[start]

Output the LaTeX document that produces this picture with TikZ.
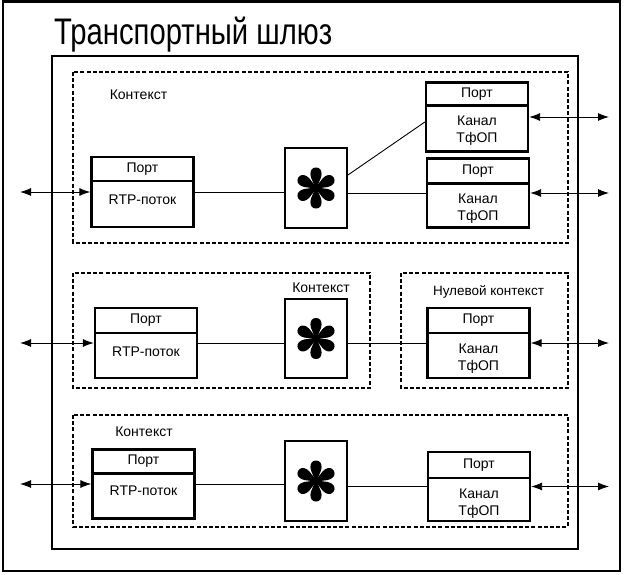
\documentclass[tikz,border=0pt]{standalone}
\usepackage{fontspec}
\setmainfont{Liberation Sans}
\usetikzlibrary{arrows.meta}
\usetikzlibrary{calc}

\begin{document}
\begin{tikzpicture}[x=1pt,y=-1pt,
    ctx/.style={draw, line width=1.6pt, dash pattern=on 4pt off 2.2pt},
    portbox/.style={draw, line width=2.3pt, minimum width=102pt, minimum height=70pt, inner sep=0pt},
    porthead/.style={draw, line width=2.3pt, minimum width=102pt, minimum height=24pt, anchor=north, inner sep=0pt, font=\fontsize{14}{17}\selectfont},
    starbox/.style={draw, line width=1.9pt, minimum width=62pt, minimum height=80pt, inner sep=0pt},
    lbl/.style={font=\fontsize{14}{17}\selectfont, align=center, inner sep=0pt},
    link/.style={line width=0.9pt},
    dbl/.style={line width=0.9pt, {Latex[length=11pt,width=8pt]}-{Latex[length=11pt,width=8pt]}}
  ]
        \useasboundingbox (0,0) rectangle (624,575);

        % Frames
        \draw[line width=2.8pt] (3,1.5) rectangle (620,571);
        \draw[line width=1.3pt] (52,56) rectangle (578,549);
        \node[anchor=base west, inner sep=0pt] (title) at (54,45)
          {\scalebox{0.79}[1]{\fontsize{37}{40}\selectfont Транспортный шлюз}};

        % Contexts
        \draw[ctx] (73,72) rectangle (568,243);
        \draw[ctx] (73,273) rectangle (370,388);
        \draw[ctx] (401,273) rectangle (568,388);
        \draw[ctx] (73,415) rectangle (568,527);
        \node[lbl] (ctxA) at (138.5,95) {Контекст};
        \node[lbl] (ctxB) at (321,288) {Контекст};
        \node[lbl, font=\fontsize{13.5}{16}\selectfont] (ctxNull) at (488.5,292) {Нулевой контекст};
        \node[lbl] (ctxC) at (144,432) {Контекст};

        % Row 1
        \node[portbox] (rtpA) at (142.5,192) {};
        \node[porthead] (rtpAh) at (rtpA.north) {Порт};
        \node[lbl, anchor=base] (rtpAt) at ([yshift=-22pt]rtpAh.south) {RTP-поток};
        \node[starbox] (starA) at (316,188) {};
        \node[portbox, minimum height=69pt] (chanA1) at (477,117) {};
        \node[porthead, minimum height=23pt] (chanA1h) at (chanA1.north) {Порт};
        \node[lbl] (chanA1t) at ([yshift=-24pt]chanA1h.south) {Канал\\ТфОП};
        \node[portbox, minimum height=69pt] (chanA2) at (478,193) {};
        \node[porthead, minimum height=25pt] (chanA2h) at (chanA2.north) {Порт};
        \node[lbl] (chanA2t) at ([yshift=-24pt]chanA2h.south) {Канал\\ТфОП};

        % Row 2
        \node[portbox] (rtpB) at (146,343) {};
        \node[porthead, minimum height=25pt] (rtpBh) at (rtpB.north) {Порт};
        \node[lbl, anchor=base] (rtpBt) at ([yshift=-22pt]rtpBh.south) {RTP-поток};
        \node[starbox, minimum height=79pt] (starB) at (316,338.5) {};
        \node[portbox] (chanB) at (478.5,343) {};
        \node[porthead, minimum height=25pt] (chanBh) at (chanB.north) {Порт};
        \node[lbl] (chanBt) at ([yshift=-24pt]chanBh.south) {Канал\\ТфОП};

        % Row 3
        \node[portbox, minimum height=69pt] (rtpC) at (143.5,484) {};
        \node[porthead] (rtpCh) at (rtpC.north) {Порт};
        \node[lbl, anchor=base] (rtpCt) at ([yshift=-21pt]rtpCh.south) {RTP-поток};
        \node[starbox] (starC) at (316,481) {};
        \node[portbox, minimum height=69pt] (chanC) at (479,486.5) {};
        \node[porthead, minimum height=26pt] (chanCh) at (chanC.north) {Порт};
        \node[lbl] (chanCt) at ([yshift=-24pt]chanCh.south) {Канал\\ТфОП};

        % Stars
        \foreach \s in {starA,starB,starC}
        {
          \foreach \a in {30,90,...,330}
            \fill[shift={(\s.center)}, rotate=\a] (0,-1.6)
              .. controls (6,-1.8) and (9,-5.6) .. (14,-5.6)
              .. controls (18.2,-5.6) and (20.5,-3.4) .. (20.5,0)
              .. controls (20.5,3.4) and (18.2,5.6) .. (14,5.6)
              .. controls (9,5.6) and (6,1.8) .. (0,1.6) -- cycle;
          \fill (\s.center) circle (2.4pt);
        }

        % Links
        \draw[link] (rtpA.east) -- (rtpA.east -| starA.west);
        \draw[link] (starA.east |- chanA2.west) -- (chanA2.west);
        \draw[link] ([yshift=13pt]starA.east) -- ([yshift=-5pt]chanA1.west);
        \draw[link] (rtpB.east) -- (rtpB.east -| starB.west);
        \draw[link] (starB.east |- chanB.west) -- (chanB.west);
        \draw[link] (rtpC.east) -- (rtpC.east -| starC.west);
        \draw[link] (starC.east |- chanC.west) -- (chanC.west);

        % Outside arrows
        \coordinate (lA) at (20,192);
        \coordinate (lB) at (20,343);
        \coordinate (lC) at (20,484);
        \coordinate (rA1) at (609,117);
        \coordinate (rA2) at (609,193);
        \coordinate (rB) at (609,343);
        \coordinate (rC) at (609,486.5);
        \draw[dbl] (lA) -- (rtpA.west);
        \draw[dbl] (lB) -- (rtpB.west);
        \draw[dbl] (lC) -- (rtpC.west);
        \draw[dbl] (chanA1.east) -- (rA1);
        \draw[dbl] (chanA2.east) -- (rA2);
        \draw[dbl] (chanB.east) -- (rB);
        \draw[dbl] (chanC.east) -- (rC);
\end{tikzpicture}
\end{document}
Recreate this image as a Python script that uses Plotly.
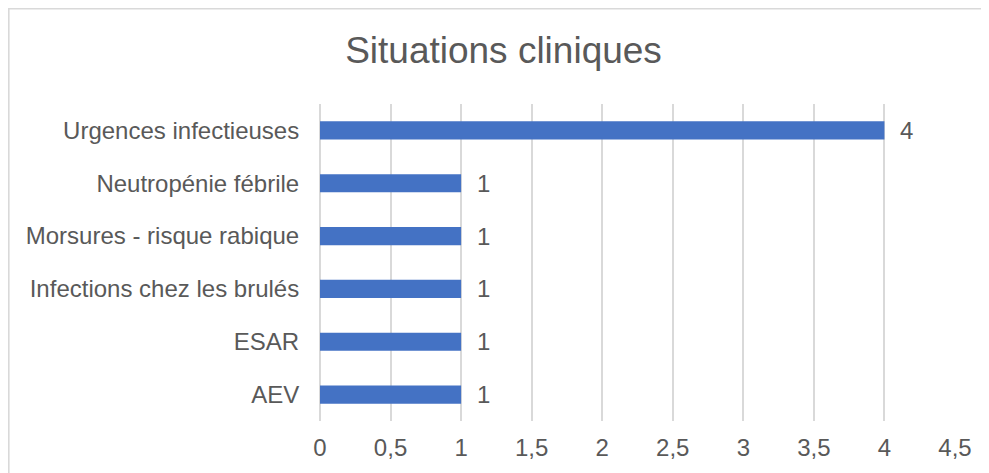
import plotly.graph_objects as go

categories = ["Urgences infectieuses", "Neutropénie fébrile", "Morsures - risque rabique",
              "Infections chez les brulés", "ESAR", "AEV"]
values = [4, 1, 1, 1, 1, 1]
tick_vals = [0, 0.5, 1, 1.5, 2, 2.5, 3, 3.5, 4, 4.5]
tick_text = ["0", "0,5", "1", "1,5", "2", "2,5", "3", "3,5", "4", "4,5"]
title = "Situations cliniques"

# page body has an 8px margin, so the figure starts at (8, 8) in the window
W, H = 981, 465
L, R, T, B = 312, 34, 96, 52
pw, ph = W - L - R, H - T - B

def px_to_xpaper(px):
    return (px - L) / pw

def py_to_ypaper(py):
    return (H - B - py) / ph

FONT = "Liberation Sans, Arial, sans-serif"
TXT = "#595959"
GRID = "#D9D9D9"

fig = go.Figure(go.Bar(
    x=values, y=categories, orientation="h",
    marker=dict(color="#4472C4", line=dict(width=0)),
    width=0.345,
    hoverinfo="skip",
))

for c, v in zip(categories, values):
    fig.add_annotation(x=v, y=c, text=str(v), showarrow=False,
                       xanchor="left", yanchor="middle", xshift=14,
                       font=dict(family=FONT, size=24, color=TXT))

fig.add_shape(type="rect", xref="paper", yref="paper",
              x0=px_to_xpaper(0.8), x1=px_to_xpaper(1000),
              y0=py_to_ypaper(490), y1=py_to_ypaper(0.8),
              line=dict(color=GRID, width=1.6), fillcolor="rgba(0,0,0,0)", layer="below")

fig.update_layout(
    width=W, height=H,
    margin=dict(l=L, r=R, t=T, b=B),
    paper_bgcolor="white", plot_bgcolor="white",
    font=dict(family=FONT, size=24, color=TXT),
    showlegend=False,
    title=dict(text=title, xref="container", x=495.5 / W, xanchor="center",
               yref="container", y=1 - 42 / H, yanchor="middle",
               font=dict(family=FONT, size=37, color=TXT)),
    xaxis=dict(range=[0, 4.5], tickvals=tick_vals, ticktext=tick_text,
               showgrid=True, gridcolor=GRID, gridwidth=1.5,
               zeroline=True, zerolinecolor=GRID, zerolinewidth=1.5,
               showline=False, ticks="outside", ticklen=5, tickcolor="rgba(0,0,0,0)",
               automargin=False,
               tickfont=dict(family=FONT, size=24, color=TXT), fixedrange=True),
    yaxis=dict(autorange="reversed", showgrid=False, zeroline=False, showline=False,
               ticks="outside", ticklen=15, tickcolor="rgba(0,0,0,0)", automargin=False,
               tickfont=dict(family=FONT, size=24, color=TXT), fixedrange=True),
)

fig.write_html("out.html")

[end]

▶ _Work to complete_: Tell how many lines of the data include the word "this", and nothing else.

▶ _Complete answer_: 2